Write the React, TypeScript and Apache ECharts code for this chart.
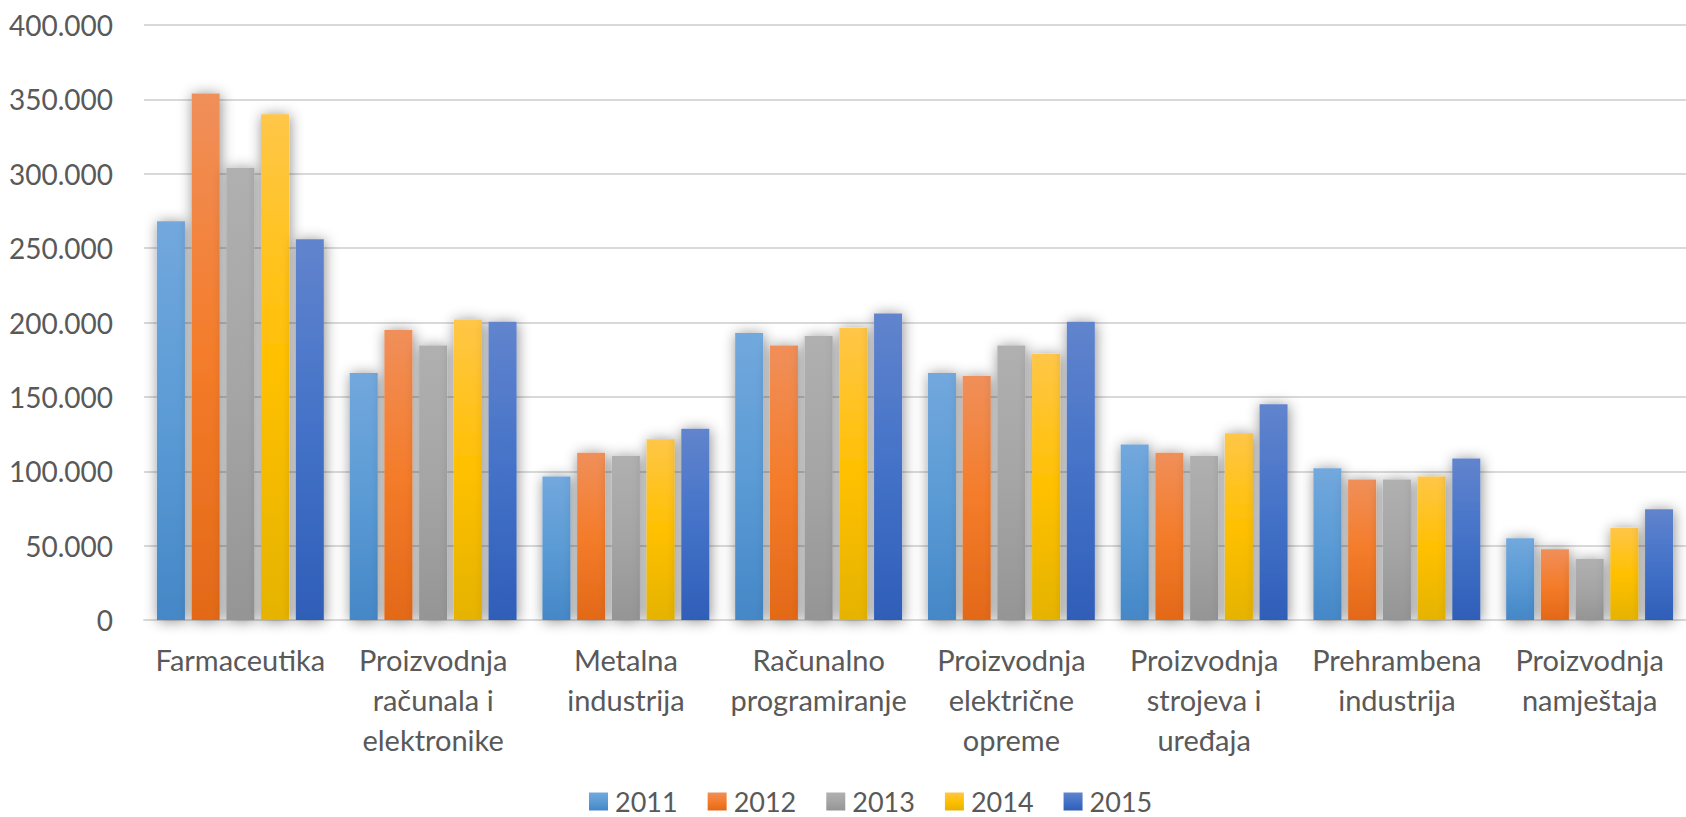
import React, { useEffect, useRef } from "react";
import * as echarts from "echarts";

const categories = [
  "Farmaceutika",
  "Proizvodnja\nračunala i\nelektronike",
  "Metalna\nindustrija",
  "Računalno\nprogramiranje",
  "Proizvodnja\nelektrične\nopreme",
  "Proizvodnja\nstrojeva i\nuređaja",
  "Prehrambena\nindustrija",
  "Proizvodnja\nnamještaja",
];

const years = ["2011", "2012", "2013", "2014", "2015"];

const values2011 = [268000, 166000, 96500, 193000, 166000, 118000, 102000, 55000];
const values2012 = [354000, 195000, 112500, 184500, 164000, 112500, 94500, 47500];
const values2013 = [304000, 184500, 110500, 191000, 184500, 110500, 94500, 41000];
const values2014 = [340000, 202000, 121500, 196500, 179000, 125500, 96500, 62000];
const values2015 = [256000, 200500, 128500, 206000, 200500, 145000, 108500, 74500];

const seriesValues = [values2011, values2012, values2013, values2014, values2015];

const yTicks = { min: 0, max: 400000, interval: 50000 };

const gradients = [
  ["#72a8dd", "#5b9bd5", "#4587c7"],
  ["#f08f5a", "#f47c2a", "#e36918"],
  ["#b0b0b0", "#a5a5a5", "#959595"],
  ["#ffc648", "#ffc000", "#e5b300"],
  ["#6184cd", "#4472c8", "#2f5eb8"],
];

const FONT = "Lato";
const TEXT = "#595959";

function fmt(v: number): string {
  if (v === 0) return "0";
  const s = String(Math.round(v));
  return s.replace(/\B(?=(\d{3})+(?!\d))/g, ".");
}

export default function App() {
  const ref = useRef<HTMLDivElement>(null);
  useEffect(() => {
    if (!ref.current) return;
    const chart = echarts.init(ref.current, undefined, { renderer: "svg" });
    const series = years.map((y, i) => ({
      name: y,
      type: "bar" as const,
      data: seriesValues[i],
      barWidth: 28,
      barGap: "24%",
      itemStyle: {
        color: new echarts.graphic.LinearGradient(0, 0, 0, 1, [
          { offset: 0, color: gradients[i][0] },
          { offset: 0.5, color: gradients[i][1] },
          { offset: 1, color: gradients[i][2] },
        ]),
        shadowBlur: 14,
        shadowColor: "rgba(0,0,0,0.45)",
        shadowOffsetX: 1,
        shadowOffsetY: 1,
      },
      emphasis: { disabled: true },
    }));
    chart.setOption({
      animation: false,
      backgroundColor: "#ffffff",
      grid: { left: 144, right: -11, top: 25, bottom: 197, containLabel: false },
      legend: {
        data: years,
        left: 589,
        top: 788,
        padding: 0,
        itemWidth: 19,
        itemHeight: 18,
        itemGap: 30,
        icon: "rect",
        itemStyle: { shadowBlur: 0, shadowColor: "transparent" },
        textStyle: {
          fontFamily: FONT,
          fontSize: 27,
          color: TEXT,
          padding: [0, 0, 0, 2],
        },
      },
      xAxis: {
        type: "category",
        data: categories,
        axisLine: { show: true, lineStyle: { color: "#d9d9d9", width: 2 } },
        axisTick: { show: false },
        axisLabel: {
          interval: 0,
          margin: 19,
          fontFamily: FONT,
          fontSize: 29,
          lineHeight: 40,
          color: TEXT,
          align: "center",
          verticalAlign: "top",
        },
      },
      yAxis: {
        type: "value",
        min: yTicks.min,
        max: yTicks.max,
        interval: yTicks.interval,
        axisLine: { show: false },
        axisTick: { show: false },
        splitLine: { lineStyle: { color: "#d9d9d9", width: 2 } },
        axisLabel: {
          margin: 31,
          fontFamily: FONT,
          fontSize: 28,
          color: TEXT,
          formatter: (v: number) => fmt(v),
        },
      },
      series,
    });
    return () => chart.dispose();
  }, []);
  return (
    <div
      ref={ref}
      style={{ position: "absolute", left: 0, top: 0, width: 1686, height: 817 }}
    />
  );
}
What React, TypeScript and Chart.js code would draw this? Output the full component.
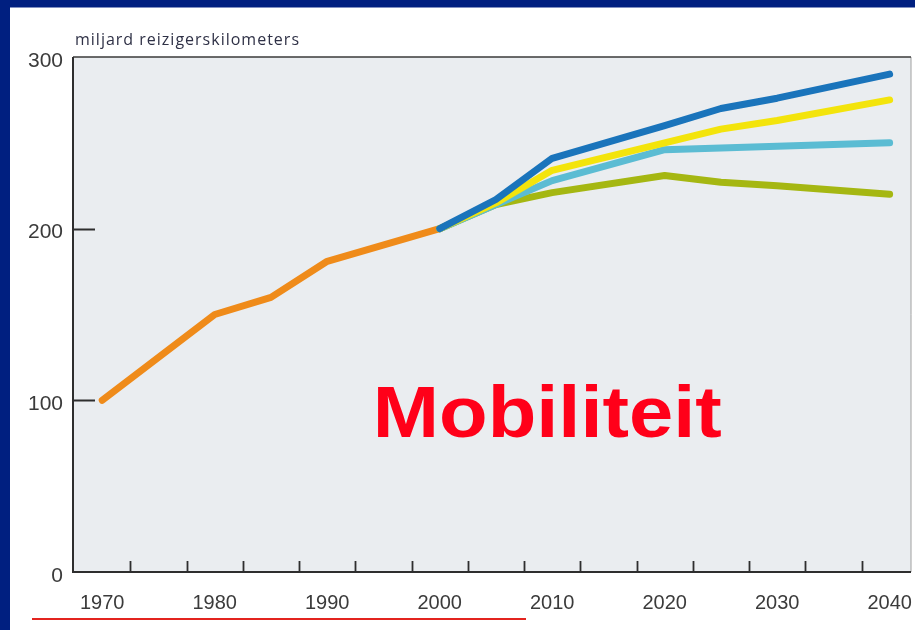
import { useEffect, useRef } from "react";
import { Chart, registerables } from "chart.js";

Chart.register(...registerables);

// ---- data ----
const historyYears = [1970, 1980, 1985, 1990, 2000];
const historyValues = [100, 150, 160, 181, 200];

const scenarioYears = [2000, 2005, 2010, 2020, 2025, 2030, 2040];
const highValues = [200, 217, 241, 260, 270, 276, 290];
const upperMidValues = [200, 215, 234, 250, 258, 263, 275];
const lowerMidValues = [200, 214, 228, 246, 247, 248, 250];
const lowValues = [200, 214, 221, 231, 227, 225, 220];

const xTickLabels = [1970, 1980, 1990, 2000, 2010, 2020, 2030, 2040];
const xTickMarks = [1972.5, 1977.5, 1982.5, 1987.5, 1992.5, 1997.5, 2002.5, 2007.5, 2012.5, 2017.5, 2022.5, 2027.5, 2032.5, 2037.5];
const yTickLabels = [0, 100, 200, 300];
const yTickMarks = [100, 200];

const axisTitle = "miljard reizigerskilometers";
const overlayText = "Mobiliteit";

const toPoints = (xs: number[], ys: number[]) => xs.map((x, i) => ({ x, y: ys[i] }));

const decorPlugin = {
  id: "decor",
  beforeDraw(chart: any) {
    const { ctx, chartArea: a, width, height } = chart;
    ctx.save();
    ctx.fillStyle = "#001f80";
    ctx.fillRect(0, 0, width, height);
    ctx.fillStyle = "#ffffff";
    ctx.fillRect(10, 7.5, width - 10, height - 7.5);
    ctx.fillStyle = "#eaedf0";
    ctx.fillRect(a.left, a.top, a.right - a.left, a.bottom - a.top);
    ctx.restore();
  },
  beforeDatasetsDraw(chart: any) {
    const { ctx, chartArea: a, scales } = chart;
    const xs = scales.x;
    const ys = scales.y;
    ctx.save();
    ctx.strokeStyle = "#a0a0a0";
    ctx.lineWidth = 1;
    ctx.beginPath();
    ctx.moveTo(a.right, a.top);
    ctx.lineTo(a.right, a.bottom);
    ctx.stroke();
    ctx.strokeStyle = "#3a3a3a";
    ctx.lineWidth = 1.5;
    ctx.beginPath();
    ctx.moveTo(a.left, a.top);
    ctx.lineTo(a.right, a.top);
    ctx.stroke();
    ctx.strokeStyle = "#2e2e2e";
    ctx.lineWidth = 2;
    ctx.beginPath();
    ctx.moveTo(a.left, a.top);
    ctx.lineTo(a.left, a.bottom);
    ctx.lineTo(a.right, a.bottom);
    ctx.stroke();
    ctx.lineWidth = 1.8;
    ctx.beginPath();
    xTickMarks.forEach((v) => {
      const px = Math.round(xs.getPixelForValue(v)) + 0.5;
      ctx.moveTo(px, a.bottom);
      ctx.lineTo(px, a.bottom - 11);
    });
    yTickMarks.forEach((v) => {
      const py = Math.round(ys.getPixelForValue(v)) + 0.5;
      ctx.moveTo(a.left, py);
      ctx.lineTo(a.left + 22, py);
    });
    ctx.stroke();
    ctx.restore();
  },
  afterDraw(chart: any) {
    const { ctx, chartArea: a } = chart;
    ctx.save();
    ctx.fillStyle = "#2f3146";
    ctx.font = '16px "Open Sans"';
    (ctx as any).letterSpacing = "1px";
    ctx.textAlign = "left";
    ctx.textBaseline = "middle";
    ctx.fillText(axisTitle, a.left + 2, a.top - 17);
    (ctx as any).letterSpacing = "0px";
    ctx.font = 'bold 73px "Liberation Sans"';
    const w = ctx.measureText(overlayText).width;
    const target = 349;
    const cx = a.left + (a.right - a.left) * 0.566;
    ctx.translate(cx - target / 2, 437);
    ctx.scale(target / w, 1);
    ctx.fillStyle = "#ff0019";
    ctx.textBaseline = "alphabetic";
    ctx.fillText(overlayText, 0, 0);
    ctx.restore();
    ctx.save();
    ctx.strokeStyle = "#e3241f";
    ctx.lineWidth = 2;
    ctx.beginPath();
    ctx.moveTo(32, 619);
    ctx.lineTo(526, 619);
    ctx.stroke();
    ctx.restore();
  },
};

export default function App() {
  const ref = useRef<HTMLCanvasElement | null>(null);
  useEffect(() => {
    document.body.style.margin = "0";
    if (!ref.current) return;
    const lineDs = (label: string, color: string, xs: number[], ys: number[]) => ({
      label,
      data: toPoints(xs, ys),
      borderColor: color,
      backgroundColor: color,
      borderWidth: 7,
      pointRadius: 0,
      tension: 0,
      borderCapStyle: "round",
      borderJoinStyle: "round",
      fill: false,
    });
    const chart = new Chart(ref.current, {
      type: "line",
      data: {
        datasets: [
          lineDs("hoog", "#1a74bb", scenarioYears, highValues),
          lineDs("midden-hoog", "#f3e40c", scenarioYears, upperMidValues),
          lineDs("midden-laag", "#5bbcd3", scenarioYears, lowerMidValues),
          lineDs("laag", "#a5b712", scenarioYears, lowValues),
          lineDs("historie", "#ef8b1a", historyYears, historyValues),
        ] as any,
      },
      options: {
        animation: false,
        responsive: false,
        maintainAspectRatio: false,
        layout: { padding: { left: 0, top: 57, right: 4, bottom: 0 } },
        plugins: { legend: { display: false }, tooltip: { enabled: false } },
        scales: {
          x: {
            type: "linear",
            min: 1967.4,
            max: 2041.9,
            afterBuildTicks: (s: any) => {
              s.ticks = xTickLabels.map((v) => ({ value: v }));
            },
            afterFit: (s: any) => {
              s.height = 58;
              s.paddingLeft = 0;
              s.paddingRight = 0;
            },
            grid: { display: false, drawTicks: false },
            border: { display: false },
            ticks: {
              color: "#3b3b3b",
              font: { family: '"Liberation Sans"', size: 20 },
              padding: 19,
              maxRotation: 0,
              autoSkip: false,
              callback: (v: any) => String(v),
            },
          },
          y: {
            type: "linear",
            min: 0,
            max: 300,
            afterBuildTicks: (s: any) => {
              s.ticks = yTickLabels.map((v) => ({ value: v }));
            },
            afterFit: (s: any) => {
              s.width = 73;
              s.paddingTop = 0;
              s.paddingBottom = 0;
            },
            grid: { display: false, drawTicks: false },
            border: { display: false },
            ticks: {
              color: "#3b3b3b",
              font: { family: '"Liberation Sans"', size: 21 },
              padding: 10,
              labelOffset: 4,
              callback: (v: any) => String(v),
            },
          },
        },
      },
      plugins: [decorPlugin],
    });
    return () => chart.destroy();
  }, []);
  return (
    <div style={{ width: 915, height: 630 }}>
      <canvas ref={ref} width={915} height={630} style={{ display: "block" }} />
    </div>
  );
}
::::::
Copy out every line of the data that includes "TypeScript".

Write the React, TypeScript and Apache ECharts code for this chart.
What React, TypeScript and Chart.js code would draw this? Output the full component.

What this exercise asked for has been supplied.